I have this routine I do in the morning now. I wake up, and after bumbling around in a bit of a fog, I settle down and I stretch my neck. (Specifically, for all you bodywork types, I stretch my scalenes, which are the ropelike muscles on the side of the poor apparatus that has the burden of holding your thick, heavy skull up.) Then I meditate for a few moments (often doing my cheat-y meditations) and then do a bit of cheat-y yoga, too. And then I make a cup of something caffeinated and then settle down to write, whether it’s on my personal creative work or my job assignments.
The writing is the work, of course, but leading up to it is important. The routine is what launches me into the writing; it’s like a nice little platform or foundation for the day. Interestingly enough, the most important part of the routine are the neck stretches, not the meditation or the caffeine. (Those things are definitely nice, though!) I can truncate or skip the beverage or the Yoda mindfulness stuff, but if I skip the neck stretches, all hell breaks loose in terms of my day’s output. It’s a weird, pedestrian yet quasi-mystical thing, this morning routine.
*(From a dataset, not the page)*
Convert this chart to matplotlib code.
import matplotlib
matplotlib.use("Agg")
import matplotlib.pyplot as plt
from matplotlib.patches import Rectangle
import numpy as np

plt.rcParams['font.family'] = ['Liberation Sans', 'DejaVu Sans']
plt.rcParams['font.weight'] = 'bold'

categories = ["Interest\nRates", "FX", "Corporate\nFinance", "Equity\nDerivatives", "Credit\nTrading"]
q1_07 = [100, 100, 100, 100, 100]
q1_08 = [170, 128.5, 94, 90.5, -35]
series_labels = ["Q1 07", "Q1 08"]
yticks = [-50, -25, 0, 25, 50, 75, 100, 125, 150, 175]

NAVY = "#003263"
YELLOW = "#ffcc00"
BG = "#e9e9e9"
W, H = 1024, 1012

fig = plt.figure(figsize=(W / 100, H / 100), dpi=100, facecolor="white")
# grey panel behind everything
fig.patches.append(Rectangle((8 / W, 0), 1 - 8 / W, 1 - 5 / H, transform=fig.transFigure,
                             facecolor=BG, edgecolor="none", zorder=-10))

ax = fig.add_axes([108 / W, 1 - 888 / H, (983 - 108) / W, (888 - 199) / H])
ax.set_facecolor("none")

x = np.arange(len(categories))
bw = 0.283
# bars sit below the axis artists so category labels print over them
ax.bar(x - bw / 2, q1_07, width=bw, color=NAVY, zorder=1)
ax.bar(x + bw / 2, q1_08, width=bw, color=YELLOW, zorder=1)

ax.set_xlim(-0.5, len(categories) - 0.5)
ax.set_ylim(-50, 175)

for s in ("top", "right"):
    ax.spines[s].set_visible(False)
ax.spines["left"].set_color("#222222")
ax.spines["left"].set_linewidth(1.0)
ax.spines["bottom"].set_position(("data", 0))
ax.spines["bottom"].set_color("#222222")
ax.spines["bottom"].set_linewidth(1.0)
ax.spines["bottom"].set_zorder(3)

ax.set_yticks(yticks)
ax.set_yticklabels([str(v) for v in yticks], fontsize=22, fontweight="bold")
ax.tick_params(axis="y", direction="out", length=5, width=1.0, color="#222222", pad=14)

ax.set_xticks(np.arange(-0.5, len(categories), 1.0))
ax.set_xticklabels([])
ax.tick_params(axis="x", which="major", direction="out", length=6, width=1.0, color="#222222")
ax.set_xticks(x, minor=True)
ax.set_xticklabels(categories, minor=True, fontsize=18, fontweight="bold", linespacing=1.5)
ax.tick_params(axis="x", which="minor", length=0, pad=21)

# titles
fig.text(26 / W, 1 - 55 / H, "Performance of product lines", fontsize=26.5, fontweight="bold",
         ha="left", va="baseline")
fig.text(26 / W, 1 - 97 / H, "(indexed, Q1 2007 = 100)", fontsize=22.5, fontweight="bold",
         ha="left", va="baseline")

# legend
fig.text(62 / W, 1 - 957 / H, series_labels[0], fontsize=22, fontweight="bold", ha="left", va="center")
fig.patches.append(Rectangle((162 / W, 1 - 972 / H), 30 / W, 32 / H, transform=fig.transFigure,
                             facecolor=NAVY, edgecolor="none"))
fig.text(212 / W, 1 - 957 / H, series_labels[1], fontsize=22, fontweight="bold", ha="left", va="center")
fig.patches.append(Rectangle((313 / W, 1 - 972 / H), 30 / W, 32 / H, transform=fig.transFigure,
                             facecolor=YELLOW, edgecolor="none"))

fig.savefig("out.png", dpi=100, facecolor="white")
It sounds very high-minded when I write it down, but honestly it is actually super-practical: the stretches and yoga are to counteract the beginnings of carpal tunnel I began experiencing late last year. (A lot of hand/wrist pain is related to very tight scalenes and sunken chest muscles, apparently.) A massage therapist I went to suggested to stretch out my super-tight neck muscles morning and evening — and yes, it makes a difference for my particular body. I started doing the neck stuff, and then just plastered on other things that felt nice, experimenting with the order, etc. And lo and behold — morning routine! And I didn’t even make a resolution to find one! Score!
But I’ve always had a fascination with people’s routines for the morning and evening. There’s something so personal and intimate about how people begin and wind down their days and evenings to me — something beautifully ordinary and yet very idiosyncratic. I love hearing how people deal with the practicalities of food, eating, caffeine and exercise while still trying to incorporate their creative and intellectual passions into their lives.
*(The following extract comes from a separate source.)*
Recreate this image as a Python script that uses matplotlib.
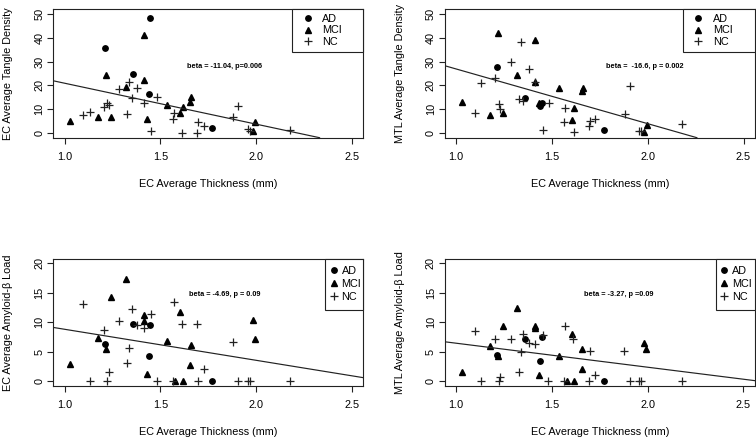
import matplotlib
matplotlib.use("Agg")
import matplotlib.pyplot as plt
import numpy as np

plt.rcParams['font.family'] = ['Liberation Sans', 'DejaVu Sans']

nan = np.nan

# EC average thickness (mm), one value per subject
ad_thick = [1.211, 1.358, 1.440, 1.447, 1.770]
mci_thick = [1.028, 1.176, 1.216, 1.243, 1.320, 1.413, 1.413, 1.432,
             1.536, 1.577, 1.604, 1.617, 1.655, 1.660, 1.983, 1.994]
nc_thick = [1.096, 1.130, 1.203, 1.222, 1.231, 1.284, 1.326, 1.337,
            1.350, 1.380, 1.412, 1.452, 1.482, 1.563, 1.570, 1.613,
            1.692, 1.697, 1.727, 1.879, 1.907, 1.957, 1.966, 2.179]

# EC tangle density
ad_ec_tangle = [35.7, 24.6, 16.2, 48.3, 2.1]
mci_ec_tangle = [5.1, 6.6, 24.2, 6.6, 19.2, 22.2, 41.0, 5.9,
                 11.8, nan, 8.3, 11.1, 12.9, 15.3, 0.8, 4.6]
nc_ec_tangle = [7.7, 8.6, 11.1, 12.6, 11.8, 18.4, 8.1, 21.6,
                14.5, 19.1, 12.5, 1.0, 15.0, 6.0, 8.3, 0.1,
                0.1, 4.8, 2.9, 6.6, 11.4, 1.7, 1.0, 1.3]

# MTL tangle density
ad_mtl_tangle = [27.8, 14.5, 11.4, 12.6, 1.4]
mci_mtl_tangle = [12.9, 7.4, 42.1, 8.4, 24.3, 38.9, 21.3, 12.8,
                  19.1, nan, 5.5, 10.4, 17.6, 18.8, 0.4, 3.5]
nc_mtl_tangle = [8.3, 20.8, 23.3, 12.1, 10.1, 29.9, 14.3, 38.1,
                 13.5, 27.0, 21.3, 1.3, 12.8, 4.8, 10.3, 0.6,
                 2.9, 5.2, 6.0, 8.0, 19.8, 0.8, 0.8, 3.9]

# EC amyloid-beta load
ad_ec_amyloid = [6.35, 9.7, 4.3, 9.6, 0.0]
mci_ec_amyloid = [3.0, 7.4, 5.4, 14.3, 17.3, 11.3, 10.3, 1.3,
                  6.8, 0.0, 11.7, 0.0, 2.8, 6.1, 10.4, 7.1]
nc_ec_amyloid = [13.1, 0.0, 8.7, 0.0, 1.6, 10.3, 3.1, 5.7,
                 12.3, 9.5, 9.0, 11.5, 0.0, 0.0, 13.4, 9.8,
                 9.8, 0.0, 2.0, 6.7, 0.0, 0.0, 0.0, 0.0]

# MTL amyloid-beta load
ad_mtl_amyloid = [4.4, 7.1, 3.4, 7.5, 0.0]
mci_mtl_amyloid = [1.5, 6.0, 4.3, 9.4, 12.5, 9.3, 9.0, 1.0,
                   4.3, 0.0, 8.0, 0.0, 2.0, 5.5, 6.5, 5.4]
nc_mtl_amyloid = [8.5, 0.0, 7.2, 0.0, 0.8, 7.2, 1.6, 4.9,
                  8.0, 6.5, 6.3, 7.8, 0.0, 0.0, 9.4, 7.2,
                  0.0, 5.2, 1.0, 5.2, 0.0, 0.0, 0.0, 0.0]

# fitted lines (intercept, slope) and stats text
fit_ec_tangle = (38.1, -17.2)
fit_mtl_tangle = (49.9, -23.0)
fit_ec_amyloid = (14.08, -5.26)
fit_mtl_amyloid = (10.53, -4.07)

group_labels = ['AD', 'MCI', 'NC']

W, H = 756, 440
fig = plt.figure(figsize=(W / 100, H / 100), dpi=100)


def px_axes(left, top, right, bottom):
    return fig.add_axes([left / W, 1 - bottom / H, (right - left) / W, (bottom - top) / H])


panels = [
    dict(box=(53.3, 9.3, 363.3, 137.7), ys=(ad_ec_tangle, mci_ec_tangle, nc_ec_tangle),
         fit=fit_ec_tangle, ylabel='EC Average Tangle Density', ymax=50, ystep=10,
         note='beta = -11.04, p=0.006', note_xy=(1.834, 27.9), leg=(292.3, 'wide')),
    dict(box=(444.7, 9.3, 755.0, 137.7), ys=(ad_mtl_tangle, mci_mtl_tangle, nc_mtl_tangle),
         fit=fit_mtl_tangle, ylabel='MTL Average Tangle Density', ymax=50, ystep=10,
         note='beta =  -16.6, p = 0.002', note_xy=(1.987, 27.9), leg=(683.0, 'wide')),
    dict(box=(53.3, 258.7, 363.3, 386.0), ys=(ad_ec_amyloid, mci_ec_amyloid, nc_ec_amyloid),
         fit=fit_ec_amyloid, ylabel='EC Average Amyloid-β Load', ymax=20, ystep=5,
         note='beta = -4.69, p = 0.09', note_xy=(1.835, 14.8), leg=(325.3, 'narrow')),
    dict(box=(444.7, 258.7, 754.7, 386.0), ys=(ad_mtl_amyloid, mci_mtl_amyloid, nc_mtl_amyloid),
         fit=fit_mtl_amyloid, ylabel='MTL Average Amyloid-β Load', ymax=20, ystep=5,
         note='beta = -3.27, p =0.09', note_xy=(1.852, 14.8), leg=(715.7, 'narrow')),
]

fs = 7.8
for p in panels:
    left, top, right, bottom = p['box']
    ax = px_axes(left, top, right, bottom)
    ad_y, mci_y, nc_y = p['ys']

    ax.plot(ad_thick, ad_y, 'o', color='black', ms=3.9, label=group_labels[0])
    ax.plot(mci_thick, mci_y, '^', color='black', ms=4.6, label=group_labels[1])
    ax.plot(nc_thick, nc_y, '+', color='#222222', ms=6.0, mew=0.9, label=group_labels[2])

    b0, b1 = p['fit']
    ax.axline((0, b0), slope=b1, color='#222222', lw=0.85)

    ax.text(p['note_xy'][0], p['note_xy'][1], p['note'], fontsize=5.3, fontweight='bold',
            ha='center', va='center')

    ymax = p['ymax']
    ax.set_xlim(0.94, 2.56)
    ax.set_ylim(-0.04 * ymax, 1.04 * ymax)
    ax.set_xticks([1.0, 1.5, 2.0, 2.5])
    ax.set_yticks(np.arange(0, ymax + 1, p['ystep']))
    for s in ax.spines.values():
        s.set_linewidth(0.8)
        s.set_color('#222222')
    ax.tick_params(axis='both', direction='out', length=4.3, width=0.8, labelsize=fs,
                   color='#222222')
    ax.tick_params(axis='x', pad=6.0)
    ax.tick_params(axis='y', pad=2.2)
    plt.setp(ax.get_yticklabels(), rotation=90, va='center')

    ax.set_xlabel('EC Average Thickness (mm)', fontsize=fs)
    ax.set_ylabel(p['ylabel'], fontsize=fs)
    aw = right - left
    ah = bottom - top
    ax.xaxis.set_label_coords(0.5, -(179.0 - 137.7) / ah)
    ax.yaxis.set_label_coords(-(53.3 - 13.4) / aw, 0.5)

    leg_left, kind = p['leg']
    x0 = (leg_left - left) / aw
    if kind == 'wide':
        lkw = dict(borderpad=0.42, handlelength=2.0, handletextpad=0.35, labelspacing=0.15)
    else:
        lkw = dict(borderpad=0.7, handlelength=0.2, handletextpad=0.6, labelspacing=0.27)
    leg = ax.legend(loc='upper right', bbox_to_anchor=(x0, 0.0, 1 - x0, 1.0), mode='expand',
                    borderaxespad=0, fancybox=False, framealpha=1, edgecolor='#222222',
                    fontsize=fs, numpoints=1, **lkw)
    leg.get_frame().set_linewidth(0.8)

fig.savefig('out.png', dpi=100)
There’s something both humbling and inspiring about hearing how legit creative geniuses start their day, and there’s no predicting who does what in the morning. James Joyce apparently would get up at 10 but stay in bed, breakfasting and occasionally talking with his tailor, until 11 or so. Then he would get up, shave and then play the piano before he got down to the business of creating modernist prose. (This makes me feel better when I try to wake early to work on my novel and suddenly instead decide that clearing out my magazine piles and restringing my guitar are a better use of my time.)
Others are intimidatingly productive. Ben Franklin was a famously busy polymath, but found an hour every morning nevertheless to read while naked, a practice he called “air baths.” Le Corbusier started early with 6am gymnastics and painting, while Haruki Murakami gets up at 4am, writes for 5-6 hours, then goes running in the afternoon. Twyla Tharp mentions in her book The Creative Habit that she takes a cab to the gym hella early every morning to work out with a trainer to start her day. The important part of the routine isn’t the workout, it’s the cab, she specifies, which I loved.
Interestingly enough, there isn’t as much info out there on evening routines as there is for mornings — maybe because evenings feel more intimate, I’m not sure. I’m trying to find the evening equivalent of my morning routine, but surprisingly, that’s proved more elusive, and I haven’t quite settled on anything yet. Perhaps it’s because I haven’t quite figured out what the purpose of the nighttime routine is. If morning routines are to create idylls of quiet and focus, or perhaps momentum and energy — depending on who you are and what you need — then what are evenings for? To wind down? Empty your mind? Relax? Set yourself up for the next day? (For me, it should probably involve squelching the impulse to squeeze more out of the day.)
I haven’t figured out what I particularly need from my nighttime routine yet. But it’s cool. Hopefully it’ll happen as organically as the morning routine did. If there’s anything I’ve learned, routines that bookend your day are a unique extension of the person practicing them — and you can’t top-down force uniqueness, of course…it’s an inside-out thing.